Saturday, April 15, 2006

Fears and Emotions

I was seven, I think, when a new acquaintance of my father came to visit us on the lane. It was summer, and I was out in the back yard on a blanket with my second cousin, Bruce, two years younger than me, who was teaching me to tie my shoes. The man came around back; I think there was another man with him. I knew he had been drinking, I knew my mother was afraid, and I knew somehow that her fright had to do with his being a man, something to do with sex, although I don’t think I knew the word. My father was away because at the time he was working two jobs, his day job teaching “bad boys” and his part-time night job being a commercial artist at the Boston Globe. My mother was exceptionally beautiful. I wish I could recall what she said to me, how I knew she was frightened. She was never very good at hiding her feelings.

That fall my cousin Gloria, seven years older, took it upon herself to make me beautiful. She did my hair up in metal curlers which I was to sleep on. My head hurt, and I couldn’t sleep. My mother usually did my thin mousy hair in pigtails. In the morning when I went to pick up Gloria on the way to school, she fixed my hair and applied deep red lipstick. I used the incident in my first published novel.
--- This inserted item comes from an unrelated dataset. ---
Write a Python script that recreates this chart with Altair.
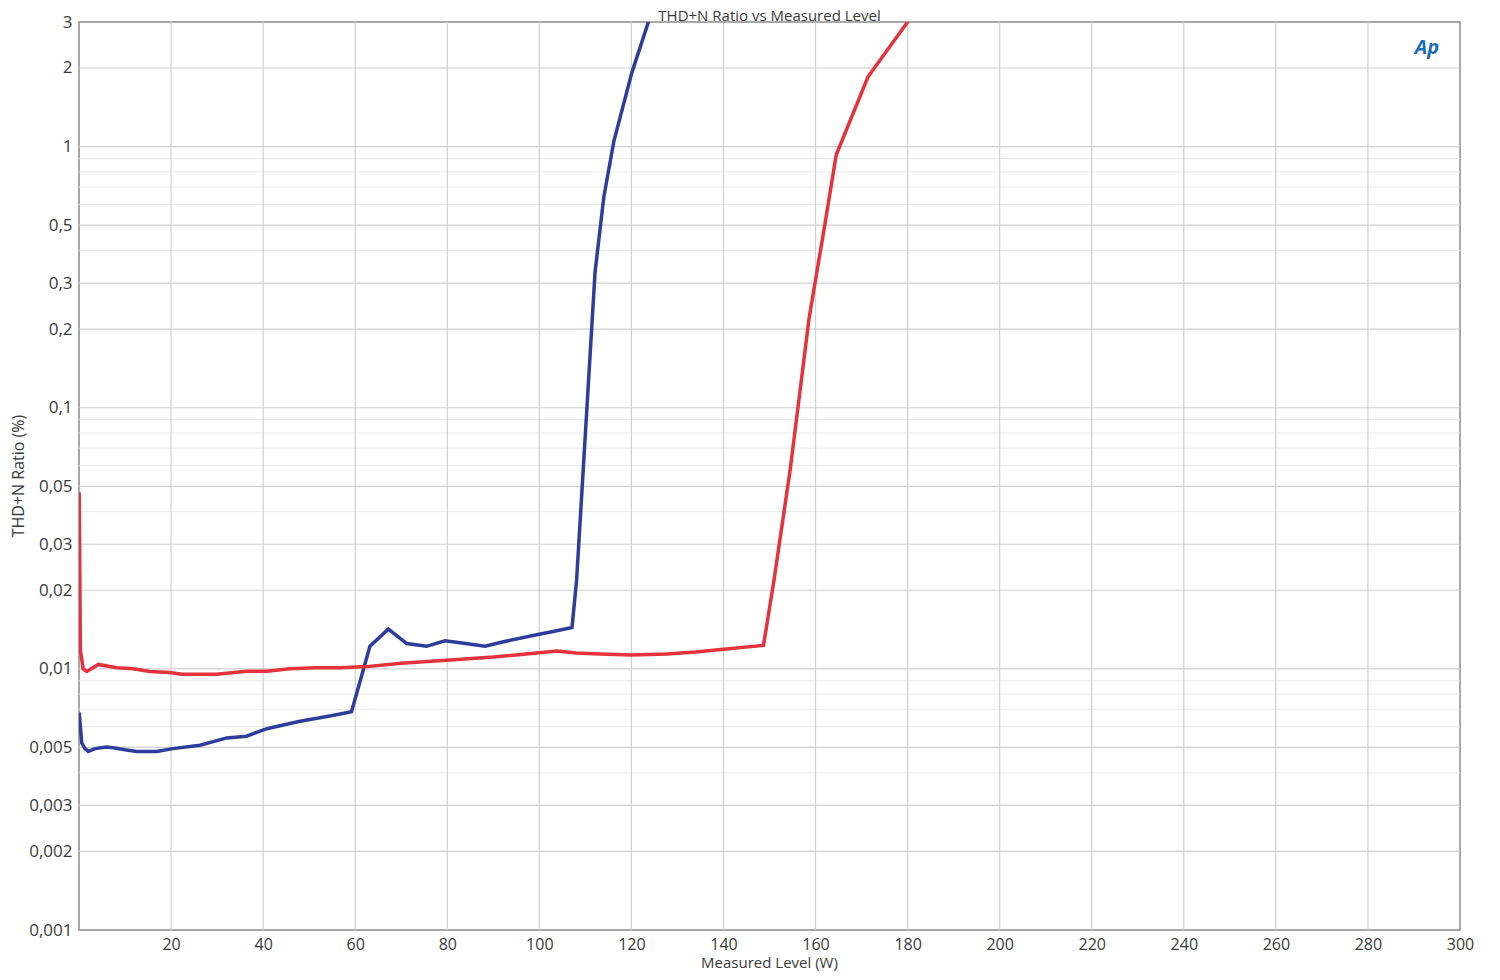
import altair as alt
import pandas as pd

# ---- data ----
blue_x = [0.05, 0.6, 1.3, 2.0, 3.5, 6.0, 7.8, 10.0, 12.5, 16.9, 20.4, 26.3, 32.1, 36.4,
          40.8, 48.0, 54.5, 59.2, 63.2, 67.2, 71.2, 75.5, 79.5, 84.0, 88.2, 92.2, 99.4,
          103.0, 107.1, 108.1, 112.1, 114.0, 116.2, 120.1, 123.7, 127.0]
blue_y = [0.0068, 0.0052, 0.00495, 0.00483, 0.00495, 0.00502, 0.00498, 0.0049, 0.00483,
          0.00483, 0.00495, 0.0051, 0.00544, 0.00552, 0.0059, 0.0063, 0.0066, 0.00685,
          0.0122, 0.0142, 0.0125, 0.0122, 0.0128, 0.0125, 0.0122, 0.0127, 0.0135,
          0.0139, 0.0144, 0.0219, 0.33, 0.64, 1.05, 1.92, 3.0, 4.5]

red_x = [0.05, 0.3, 0.9, 1.7, 4.2, 8.2, 11.8, 15.4, 19.8, 22.3, 29.9, 36.4, 40.8, 45.8,
         51.3, 56.7, 62.5, 70.0, 79.9, 90.0, 99.4, 103.8, 108.0, 113.2, 120.0, 127.7,
         134.0, 140.0, 148.7, 151.0, 154.5, 158.6, 162.0, 164.5, 171.4, 180.0, 184.0]
red_y = [0.0475, 0.0118, 0.0100, 0.00978, 0.0104, 0.0101, 0.0100, 0.00977, 0.00969,
         0.00954, 0.00954, 0.0098, 0.0098, 0.0100, 0.0101, 0.0101, 0.0102, 0.0105,
         0.0108, 0.0111, 0.0115, 0.0117, 0.0115, 0.0114, 0.0113, 0.0114, 0.0116,
         0.0119, 0.0123, 0.022, 0.058, 0.22, 0.5, 0.93, 1.85, 3.0, 3.7]

y_major = [0.002, 0.003, 0.005, 0.01, 0.02, 0.03, 0.05, 0.1, 0.2, 0.3, 0.5, 1, 2]
y_minor = [0.004, 0.006, 0.007, 0.008, 0.009, 0.04, 0.06, 0.07, 0.08, 0.09,
           0.4, 0.6, 0.7, 0.8, 0.9]
y_labels = [0.001, 0.002, 0.003, 0.005, 0.01, 0.02, 0.03, 0.05, 0.1, 0.2, 0.3, 0.5, 1, 2, 3]
x_grid = [20, 40, 60, 80, 100, 120, 140, 160, 180, 200, 220, 240, 260, 280]
x_labels = [20, 40, 60, 80, 100, 120, 140, 160, 180, 200, 220, 240, 260, 280, 300]

title_text = "THD+N Ratio vs Measured Level"
x_title = "Measured Level (W)"
y_title = "THD+N Ratio (%)"

W, H = 1381, 908
FONT = "Open Sans"
TXT = "#3a3a3a"

xs = alt.Scale(domain=[0, 300], nice=False, zero=False)
ys = alt.Scale(type="log", domain=[0.001, 3], nice=False)

curves = pd.concat([
    pd.DataFrame({"x": blue_x, "y": blue_y, "s": "blue"}),
    pd.DataFrame({"x": red_x, "y": red_y, "s": "red"}),
])

minor = alt.Chart(pd.DataFrame({"v": y_minor})).mark_rule(
    color="#e9e9e9", strokeWidth=1
).encode(y=alt.Y("v:Q", scale=ys))

major = alt.Chart(pd.DataFrame({"v": y_major})).mark_rule(
    color="#d0d0d0", strokeWidth=1.2
).encode(y=alt.Y("v:Q", scale=ys))

vgrid = alt.Chart(pd.DataFrame({"v": x_grid})).mark_rule(
    color="#d0d0d0", strokeWidth=1.2
).encode(x=alt.X("v:Q", scale=xs))

lines = alt.Chart(curves).mark_line(strokeWidth=3.5, clip=True, interpolate="linear").encode(
    x=alt.X("x:Q", scale=xs,
            axis=alt.Axis(values=x_labels, title=None, grid=False, ticks=False, domain=False,
                          labelFont=FONT, labelFontSize=16, labelColor=TXT, labelPadding=6,
                          labelFlush=False)),
    y=alt.Y("y:Q", scale=ys,
            axis=alt.Axis(values=y_labels, title=None, grid=False, ticks=False, domain=False,
                          labelFont=FONT, labelFontSize=17, labelColor=TXT, labelPadding=7,
                          labelFlush=False,
                          labelExpr="replace(format(datum.value, '~g'), '.', ',')")),
    color=alt.Color("s:N", scale=alt.Scale(domain=["blue", "red"], range=["#2d3d9c", "#e6323a"]),
                    legend=None),
    detail="s:N",
)

def label(text, x, y, size=15, angle=0, color=TXT, style="normal", weight="normal"):
    return alt.Chart(pd.DataFrame({"t": [text]})).mark_text(
        font=FONT, fontSize=size, color=color, angle=angle, align="center",
        baseline="middle", fontStyle=style, fontWeight=weight
    ).encode(text="t:N", x=alt.value(x), y=alt.value(y))

chart = alt.layer(
    minor, major, vgrid, lines,
    label(title_text, W / 2, -6, size=15),
    label(x_title, W / 2, H + 33, size=15),
    label(y_title, -60, H / 2, size=16, angle=270),
    label("Ap", 1348, 26, size=20, color="#1c6bb3", style="italic", weight="bold"),
).properties(
    width=W, height=H,
    padding={"left": 71, "top": 14, "right": 32, "bottom": 42},
    autosize=alt.AutoSizeParams(type="none"),
).configure_view(
    stroke="#8c8c8c", strokeWidth=1.5
)

chart.save("out.html", embed_options={"renderer": "svg", "actions": False})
I wonder what the second grade teacher, Miss McEnaney, thought.

I would walk the mile to school with Gloria and her friends. In the winter I was warned not to take the shortcut on the ice across Stony Brook. I was also supposed to stay with Gloria. She and her friends were going to go across the ice. I remember the crossing very well, the ethical dilemma, combined with the fright and the thrill of the forbidden.

One day on the way home, I got into a fight with the new girl, Ava. We were on the sidewalk, wrestling. She was pulling my hair, and I was about to give up. One of the older boys unloosed her grip on my hair. I won the fight, but I realized what an unfair victory it had been. Poor Ava, friendless, should have won. I gave up fighting after that except for once. In the school yard, someone came hollering to me, “Nancy, Robin is getting beat up.” I ran to the fight, waded in, so furious that I felt no pain from the blows. I was screaming, a wild woman. The poor boy retreated. I remember thinking afterwards of the strangeness of my not feeling my opponent’s blows.

Once when my children were little, a car and a motorcycle were racing up our short street. I looked up to see my daughter on the sidewalk, and I became terrified that she would step off it without looking. I took off running after the car and the motorcycle, and when they stopped, about seven houses away, the man was just getting off the cycle, the woman just opening the car door. I had run an impossible race, far beyond my physical ability. On the way back down the street, I remembered the time I had beat up the school yard bully.